== Given instruction ==
The listing below begins with the first line you should copy; stop after the line containing "const errData = positions.map(i", and drop every picture.

—————

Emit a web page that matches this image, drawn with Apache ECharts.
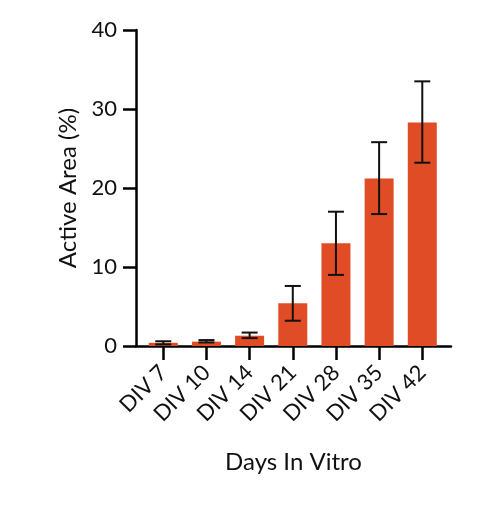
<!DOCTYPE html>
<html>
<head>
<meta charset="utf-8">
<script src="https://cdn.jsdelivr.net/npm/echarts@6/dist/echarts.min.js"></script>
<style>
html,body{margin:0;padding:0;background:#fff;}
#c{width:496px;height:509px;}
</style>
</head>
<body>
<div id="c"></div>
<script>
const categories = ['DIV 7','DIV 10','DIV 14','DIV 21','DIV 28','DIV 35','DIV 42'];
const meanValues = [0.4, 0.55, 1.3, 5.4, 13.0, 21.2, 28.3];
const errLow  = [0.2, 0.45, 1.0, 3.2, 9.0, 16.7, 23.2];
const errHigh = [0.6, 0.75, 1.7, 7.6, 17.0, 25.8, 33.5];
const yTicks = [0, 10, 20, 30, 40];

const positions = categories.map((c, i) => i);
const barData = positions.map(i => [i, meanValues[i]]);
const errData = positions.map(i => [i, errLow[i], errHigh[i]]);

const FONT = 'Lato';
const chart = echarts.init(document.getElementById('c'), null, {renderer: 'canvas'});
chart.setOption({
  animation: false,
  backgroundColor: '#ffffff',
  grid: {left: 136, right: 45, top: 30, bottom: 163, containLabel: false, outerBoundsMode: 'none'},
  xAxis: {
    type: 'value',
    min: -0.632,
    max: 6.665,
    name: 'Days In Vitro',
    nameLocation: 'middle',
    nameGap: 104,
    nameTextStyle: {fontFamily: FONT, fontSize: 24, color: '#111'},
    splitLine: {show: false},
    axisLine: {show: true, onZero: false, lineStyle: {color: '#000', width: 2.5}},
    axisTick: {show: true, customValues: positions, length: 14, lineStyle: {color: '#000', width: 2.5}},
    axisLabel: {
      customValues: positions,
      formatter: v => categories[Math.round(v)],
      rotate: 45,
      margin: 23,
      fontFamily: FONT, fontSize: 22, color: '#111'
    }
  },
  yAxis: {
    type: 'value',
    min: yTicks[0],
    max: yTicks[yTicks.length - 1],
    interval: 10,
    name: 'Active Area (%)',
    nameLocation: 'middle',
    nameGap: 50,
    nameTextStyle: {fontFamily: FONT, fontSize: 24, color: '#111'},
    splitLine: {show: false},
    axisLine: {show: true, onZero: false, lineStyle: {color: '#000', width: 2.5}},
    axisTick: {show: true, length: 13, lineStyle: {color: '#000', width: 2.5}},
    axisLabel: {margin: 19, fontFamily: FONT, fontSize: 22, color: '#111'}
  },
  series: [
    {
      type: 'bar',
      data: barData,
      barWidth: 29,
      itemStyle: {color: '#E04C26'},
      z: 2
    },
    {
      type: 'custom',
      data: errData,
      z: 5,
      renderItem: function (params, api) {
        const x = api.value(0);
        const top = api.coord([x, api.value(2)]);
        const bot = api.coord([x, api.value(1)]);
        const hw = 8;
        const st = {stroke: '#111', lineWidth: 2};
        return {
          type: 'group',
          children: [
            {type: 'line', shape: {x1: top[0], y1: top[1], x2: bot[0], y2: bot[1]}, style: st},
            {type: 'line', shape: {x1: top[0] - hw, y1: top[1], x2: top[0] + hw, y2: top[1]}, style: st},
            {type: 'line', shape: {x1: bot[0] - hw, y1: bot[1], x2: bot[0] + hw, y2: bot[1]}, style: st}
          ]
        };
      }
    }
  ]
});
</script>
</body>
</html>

—————

== Correct result ==
Emit a web page that matches this image, drawn with Apache ECharts.
<!DOCTYPE html>
<html>
<head>
<meta charset="utf-8">
<script src="https://cdn.jsdelivr.net/npm/echarts@6/dist/echarts.min.js"></script>
<style>
html,body{margin:0;padding:0;background:#fff;}
#c{width:496px;height:509px;}
</style>
</head>
<body>
<div id="c"></div>
<script>
const categories = ['DIV 7','DIV 10','DIV 14','DIV 21','DIV 28','DIV 35','DIV 42'];
const meanValues = [0.4, 0.55, 1.3, 5.4, 13.0, 21.2, 28.3];
const errLow  = [0.2, 0.45, 1.0, 3.2, 9.0, 16.7, 23.2];
const errHigh = [0.6, 0.75, 1.7, 7.6, 17.0, 25.8, 33.5];
const yTicks = [0, 10, 20, 30, 40];

const positions = categories.map((c, i) => i);
const barData = positions.map(i => [i, meanValues[i]]);
const errData = positions.map(i => [i, errLow[i], errHigh[i]]);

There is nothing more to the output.